Courtesy of the Dickerson Park Zoo
Hippo sisters Zambezi and Kasai at the Dickerson Park Zoo in Springfield, Mo., probably requesting a snack.

The Cheyenne Mountain Zoo’s hippo sisters will soon return from their luxurious Springfield, Mo. vacation.

Zambezi, 24, and Kasai, 17, were transferred to the Dickerson Park Zoo in October 2017 while their nearly 60-year-old exhibit in Colorado Springs underwent a serious makeover.

The hippo sisters moved into the old digs of a male hippo named Henry, who had moved to the Cincinnati Zoo and fathered the internet-famous Fiona.

"They reached out to us knowing we had a place where they could stay," said Joey Powell, the spokesperson with the Dickerson Park Zoo.

Both zoos are accredited with the Association of Zoos and Aquariums.
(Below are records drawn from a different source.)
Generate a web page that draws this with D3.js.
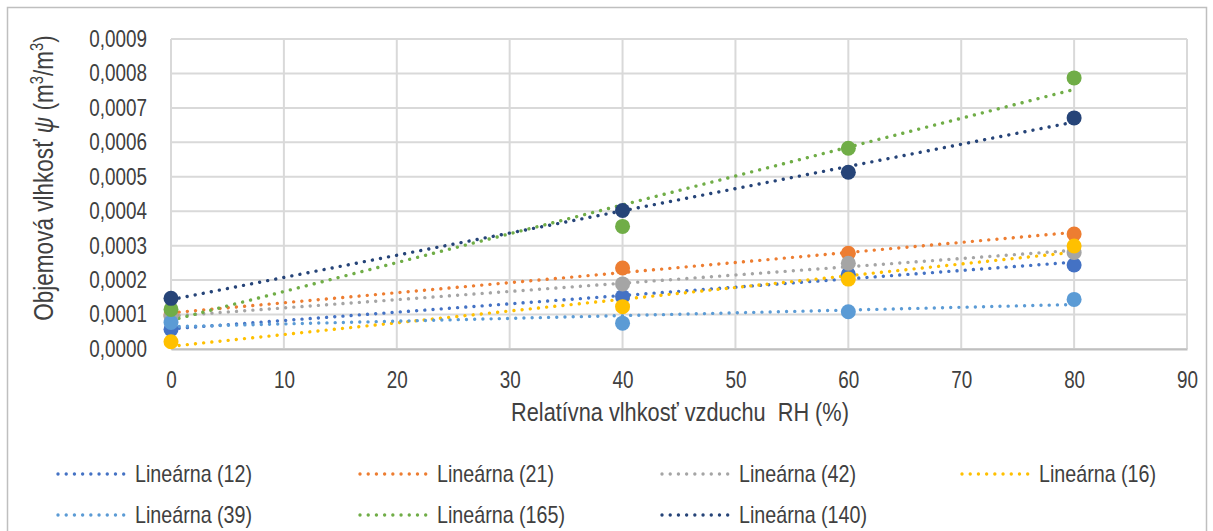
<!DOCTYPE html>
<html>
<head>
<meta charset="utf-8">
<script src="https://cdn.jsdelivr.net/npm/d3@7"></script>
<style>
  html, body { margin: 0; padding: 0; background: #fff; }
  svg text { font-family: "Liberation Sans Narrow", "Arial Narrow", "Liberation Sans", Arial, sans-serif; fill: #404040; }
</style>
</head>
<body>
<svg id="chart" width="1213" height="531"></svg>
<script>
// Relative humidity levels (%)
const rh = [0, 40, 60, 80];

// Volumetric moisture of each sample (m3/m3)
const s12  = [0.000057, 0.000152, 0.000217, 0.000244];
const s21  = [0.000099, 0.000235, 0.000278, 0.000334];
const s42  = [0.000094, 0.000189, 0.000249, 0.000280];
const s16  = [0.000021, 0.000123, 0.000203, 0.000299];
const s39  = [0.000077, 0.000075, 0.000108, 0.000144];
const s165 = [0.000115, 0.000356, 0.000583, 0.000787];
const s140 = [0.000147, 0.000402, 0.000513, 0.000671];

const seriesNames = ["12", "21", "42", "16", "39", "165", "140"];
const seriesValues = [s12, s21, s42, s16, s39, s165, s140];
const seriesColors = ["#4472C4", "#ED7D31", "#A5A5A5", "#FFC000", "#5B9BD5", "#70AD47", "#264478"];

const xTicks = [0, 10, 20, 30, 40, 50, 60, 70, 80, 90];
const yTicks = [0, 0.0001, 0.0002, 0.0003, 0.0004, 0.0005, 0.0006, 0.0007, 0.0008, 0.0009];

const legendPrefix = "Lineárna";
const xTitle = "Relatívna vlhkosť vzduchu  RH (%)";

const series = seriesNames.map((name, i) => ({
  name, color: seriesColors[i],
  points: rh.map((x, j) => ({ x, y: seriesValues[i][j] }))
}));

// Least-squares fit for each series' trendline
function linearFit(pts) {
  const mx = d3.mean(pts, d => d.x), my = d3.mean(pts, d => d.y);
  const sxy = d3.sum(pts, d => (d.x - mx) * (d.y - my));
  const sxx = d3.sum(pts, d => (d.x - mx) ** 2);
  const slope = sxy / sxx;
  return { slope, intercept: my - slope * mx };
}

// Squeeze text horizontally to get a narrow typeface look
const NARROW = 0.82;
function condense(sel) {
  sel.each(function () {
    const w = this.getComputedTextLength();
    d3.select(this).attr("textLength", w * NARROW).attr("lengthAdjust", "spacingAndGlyphs");
  });
}

const svg = d3.select("#chart");
const W = 1213, H = 531;
const plot = { left: 171, right: 1187, top: 39, bottom: 349 };

// Chart frame
svg.append("rect").attr("x", 0).attr("y", 0).attr("width", W).attr("height", H).attr("fill", "#fff");
svg.append("rect").attr("x", 7.5).attr("y", 7.5).attr("width", 1199).attr("height", 540)
  .attr("fill", "none").attr("stroke", "#BFBFBF").attr("stroke-width", 1.5);

const x = d3.scaleLinear().domain([0, 90]).range([plot.left, plot.right]);
const y = d3.scaleLinear().domain([0, 0.0009]).range([plot.bottom, plot.top]);

const locale = d3.formatLocale({ decimal: ",", thousands: " ", grouping: [3], currency: ["", " €"] });
const fmtY = locale.format(".4f");

// Gridlines
const grid = svg.append("g");
grid.selectAll("line.h").data(yTicks).join("line")
  .attr("x1", plot.left).attr("x2", plot.right)
  .attr("y1", d => y(d)).attr("y2", d => y(d))
  .attr("stroke", "#D9D9D9").attr("stroke-width", 2);
grid.selectAll("line.v").data(xTicks).join("line")
  .attr("y1", plot.top).attr("y2", plot.bottom)
  .attr("x1", d => x(d)).attr("x2", d => x(d))
  .attr("stroke", "#D9D9D9").attr("stroke-width", 2);

// Axes
const xAxis = svg.append("g").attr("transform", `translate(0,${plot.bottom})`)
  .call(d3.axisBottom(x).tickValues(xTicks).tickSize(0).tickPadding(23).tickFormat(d3.format("d")));
xAxis.select(".domain").attr("stroke", "#BFBFBF").attr("stroke-width", 2);
xAxis.selectAll("text").style("font-size", "23px").attr("fill", "#404040").call(condense);

const yAxis = svg.append("g").attr("transform", `translate(${plot.left},0)`)
  .call(d3.axisLeft(y).tickValues(yTicks).tickSize(0).tickPadding(24).tickFormat(fmtY));
yAxis.select(".domain").remove();
yAxis.selectAll("text").style("font-size", "23px").attr("fill", "#404040").call(condense);

// Axis titles
svg.append("text")
  .attr("x", 680).attr("y", 421)
  .attr("text-anchor", "middle").style("font-size", "26.5px").style("white-space", "pre")
  .text(xTitle).call(condense);

const yt = svg.append("text")
  .attr("transform", `translate(53,178) rotate(-90)`)
  .attr("text-anchor", "middle").style("font-size", "27.5px");
yt.append("tspan").text("Objemová vlhkosť ");
yt.append("tspan").attr("font-style", "italic").text("ψ");
yt.append("tspan").text(" (m");
yt.append("tspan").attr("baseline-shift", "super").style("font-size", "18px").text("3");
yt.append("tspan").text("/m");
yt.append("tspan").attr("baseline-shift", "super").style("font-size", "18px").text("3");
yt.append("tspan").text(")");
yt.call(condense);

// Trendlines
const trendG = svg.append("g");
series.forEach(s => {
  const f = linearFit(s.points);
  const x0 = d3.min(rh), x1 = d3.max(rh);
  trendG.append("line")
    .attr("x1", x(x0)).attr("y1", y(f.intercept + f.slope * x0))
    .attr("x2", x(x1)).attr("y2", y(f.intercept + f.slope * x1))
    .attr("stroke", s.color).attr("stroke-width", 3.4)
    .attr("stroke-linecap", "round").attr("stroke-dasharray", "0.01 8.2");
});

// Markers
const markG = svg.append("g");
series.forEach(s => {
  markG.selectAll(null).data(s.points).join("circle")
    .attr("cx", d => x(d.x)).attr("cy", d => y(d.y)).attr("r", 7.5)
    .attr("fill", s.color);
});

// Legend (trendlines only)
const legendCols = [58, 360, 662, 962];
const legendRows = [474, 515];
const lg = svg.append("g");
series.forEach((s, i) => {
  const cx = legendCols[i % 4], cy = legendRows[Math.floor(i / 4)];
  lg.append("line").attr("x1", cx).attr("x2", cx + 70).attr("y1", cy).attr("y2", cy)
    .attr("stroke", s.color).attr("stroke-width", 3.4)
    .attr("stroke-linecap", "round").attr("stroke-dasharray", "0.01 8.2");
  lg.append("text").attr("x", cx + 77).attr("y", cy).attr("dy", "0.35em")
    .style("font-size", "24px").text(`${legendPrefix} (${s.name})`).call(condense);
});
</script>
</body>
</html>
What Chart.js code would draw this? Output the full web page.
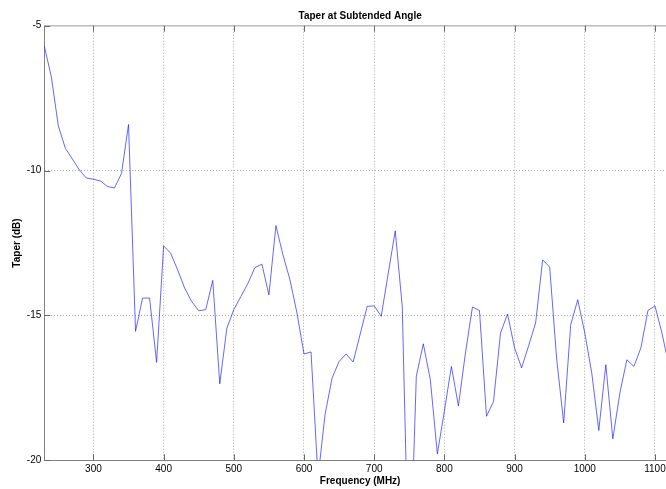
<!DOCTYPE html>
<html>
<head>
<meta charset="utf-8">
<title>Taper at Subtended Angle</title>
<script src="https://cdn.jsdelivr.net/npm/chart.js@4/dist/chart.umd.min.js"></script>
<style>
html, body { margin: 0; padding: 0; overflow: hidden; background: #fff; }
canvas { display: block; }
</style>
</head>
<body>
<canvas id="grafico" width="676" height="489"></canvas>
<script>
// frecuencia (MHz) cada 10 MHz y taper medido (dB)
const frecuencias = [230,240,250,260,270,280,290,300,310,320,330,340,350,360,370,380,390,400,
  410,420,430,440,450,460,470,480,490,500,510,520,530,540,550,560,570,580,590,600,
  610,620,630,640,650,660,670,680,690,700,710,720,730,740,750,760,770,780,790,800,
  810,820,830,840,850,860,870,880,890,900,910,920,930,940,950,960,970,980,990,1000,
  1010,1020,1030,1040,1050,1060,1070,1080,1090,1100,1110,1120];
const taper = [-5.70,-6.76,-8.46,-9.23,-9.60,-9.98,-10.26,-10.30,-10.36,-10.55,-10.60,-10.10,-8.41,-15.55,-14.40,-14.40,-16.62,-12.60,
  -12.85,-13.43,-14.06,-14.52,-14.84,-14.80,-13.79,-17.36,-15.45,-14.80,-14.35,-13.90,-13.35,-13.23,-14.29,-11.90,-12.91,-13.77,-14.92,-16.33,
  -16.26,-20.60,-18.42,-17.16,-16.59,-16.33,-16.61,-15.65,-14.69,-14.67,-15.03,-13.55,-12.08,-14.69,-24.80,-17.10,-15.98,-17.22,-19.78,-18.30,
  -16.76,-18.12,-16.30,-14.71,-14.83,-18.48,-17.97,-15.61,-14.95,-16.12,-16.81,-16.05,-15.26,-13.08,-13.33,-16.50,-18.71,-15.32,-14.46,-15.60,
  -16.99,-18.97,-16.70,-19.26,-17.68,-16.53,-16.76,-16.12,-14.83,-14.67,-15.61,-16.75];
const ticksX = [300,400,500,600,700,800,900,1000,1100];
const ticksY = [-20,-15,-10,-5];

const fuente = "'Liberation Sans', Arial, Helvetica, sans-serif";

// marco superior y marcas de division hacia dentro
const marco = {
  id: 'marco',
  afterDraw(chart) {
    const {ctx, chartArea: a, scales} = chart;
    ctx.save();
    ctx.strokeStyle = '#bdbdbd';
    ctx.lineWidth = 1.5;
    ctx.beginPath();
    ctx.moveTo(a.left, a.top);
    ctx.lineTo(a.right, a.top);
    ctx.stroke();

    ctx.strokeStyle = '#6a6a6a';
    ctx.lineWidth = 1;
    ctx.beginPath();
    ticksX.forEach(v => {
      const px = Math.round(scales.x.getPixelForValue(v)) + 0.5;
      ctx.moveTo(px, a.top); ctx.lineTo(px, a.top + 6);
      ctx.moveTo(px, a.bottom); ctx.lineTo(px, a.bottom - 6);
    });
    ticksY.forEach(v => {
      const py = Math.round(scales.y.getPixelForValue(v)) + 0.5;
      ctx.moveTo(a.left, py); ctx.lineTo(a.left + 6, py);
    });
    ctx.stroke();
    ctx.restore();
  }
};

function graficar() {
  const ctx = document.getElementById('grafico').getContext('2d');
  new Chart(ctx, {
    type: 'line',
    data: {
      datasets: [{
        data: frecuencias.map((f, i) => ({x: f, y: taper[i]})),
        borderColor: 'rgba(0, 0, 255, 0.6)',
        borderWidth: 1,
        pointRadius: 0,
        tension: 0,
        fill: false
      }]
    },
    options: {
      responsive: false,
      animation: false,
      layout: { padding: 0 },
      plugins: {
        legend: { display: false },
        tooltip: { enabled: false },
        title: {
          display: true,
          fullSize: false,
          text: 'Taper at Subtended Angle',
          color: '#000',
          font: { family: fuente, size: 10, weight: 'bold' },
          padding: { top: 10.5, bottom: 3.2 }
        }
      },
      scales: {
        x: {
          type: 'linear',
          min: 230,
          max: 1130,
          afterBuildTicks: s => { s.ticks = ticksX.map(v => ({value: v})); },
          afterFit: s => { s.height = 28.7; },
          grid: { color: '#ababab', lineWidth: 1, drawTicks: false },
          border: { color: '#808080', width: 1, dash: [1, 2] },
          ticks: {
            color: '#000', font: { family: fuente, size: 10 }, padding: 3,
            maxRotation: 0, autoSkip: false, callback: v => String(v)
          },
          title: {
            display: true,
            text: 'Frequency (MHz)',
            color: '#000',
            font: { family: fuente, size: 10, weight: 'bold' },
            padding: { top: 0, bottom: 1.5 }
          }
        },
        y: {
          min: -20,
          max: -5,
          afterBuildTicks: s => { s.ticks = ticksY.map(v => ({value: v})); },
          afterFit: s => { s.width = 44.3; },
          grid: { color: '#ababab', lineWidth: 1, drawTicks: false },
          border: { color: '#808080', width: 1, dash: [1, 2] },
          ticks: { color: '#000', font: { family: fuente, size: 10 }, padding: 3, callback: v => String(v) },
          title: {
            display: true,
            text: 'Taper (dB)',
            color: '#000',
            font: { family: fuente, size: 10, weight: 'bold' },
            padding: { top: 11.5, bottom: 0 }
          }
        }
      }
    },
    plugins: [marco]
  });
}

window.addEventListener('load', graficar);
</script>
</body>
</html>
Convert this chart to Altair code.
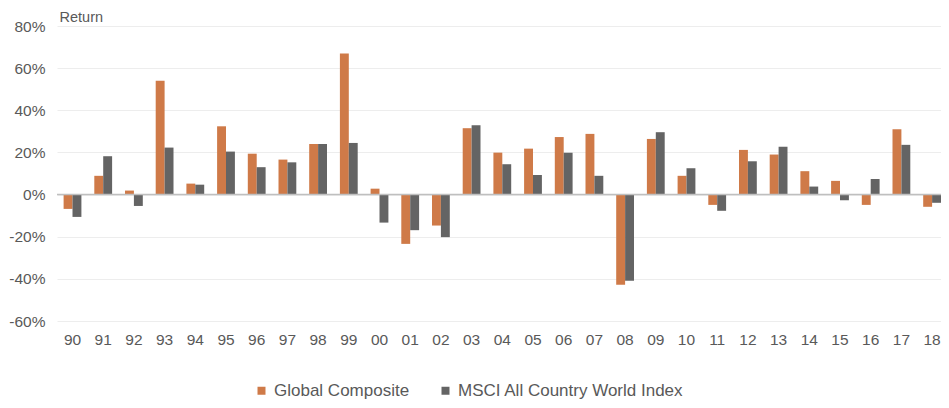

Now that Cheyenne Mountain's new multi-million dollar Water’s Edge: Africa habitat is almost done and the sisters have gotten their fill of living six degrees from stardom, they’ll soon make their way home.

"We say they have had an extended vacation in Springfield, Mo.," Powell said.

The Cheyenne Mountain Zoo’s African penguin flock was also relocated during the remodel. 

The Water’s Edge exhibit wasn’t just an aesthetic improvement. The new space will expand the area for the animals to roam, reduce the zoo’s water usage (a staggering 60,000 gallons per day) and help support breeding programs.

With just 87 captive hippos in United States zoos, the Cheyenne Mountain Zoo is eager to turn one or both of the hippo sisters into aunts. Among lemurs, warthogs and gazelle, another new addition to the habitat will be a male hippo for Zambezi and Kasai.

“Nile hippos and African penguins face surmounting threats in the wild, so it’s important that we try to inspire people to take conservation action on behalf of these, and other, species,” the website reads.

How do you move two 3,000-pound hippos over 700 miles? In climate-controlled crates on semis. Keepers at the Springfield zoo have been training Zambezi and Kasai to walk through a tunnel and stay put in a crate, Powell said. Keepers from the Cheyenne Mountain Zoo will fly into Missouri to help with the move, too.

"They’re not stressed out about it," Powell said.

Zambezi, the older sister, prefers munching on melons, while Kasai prefers peanut butter and jelly sandwiches.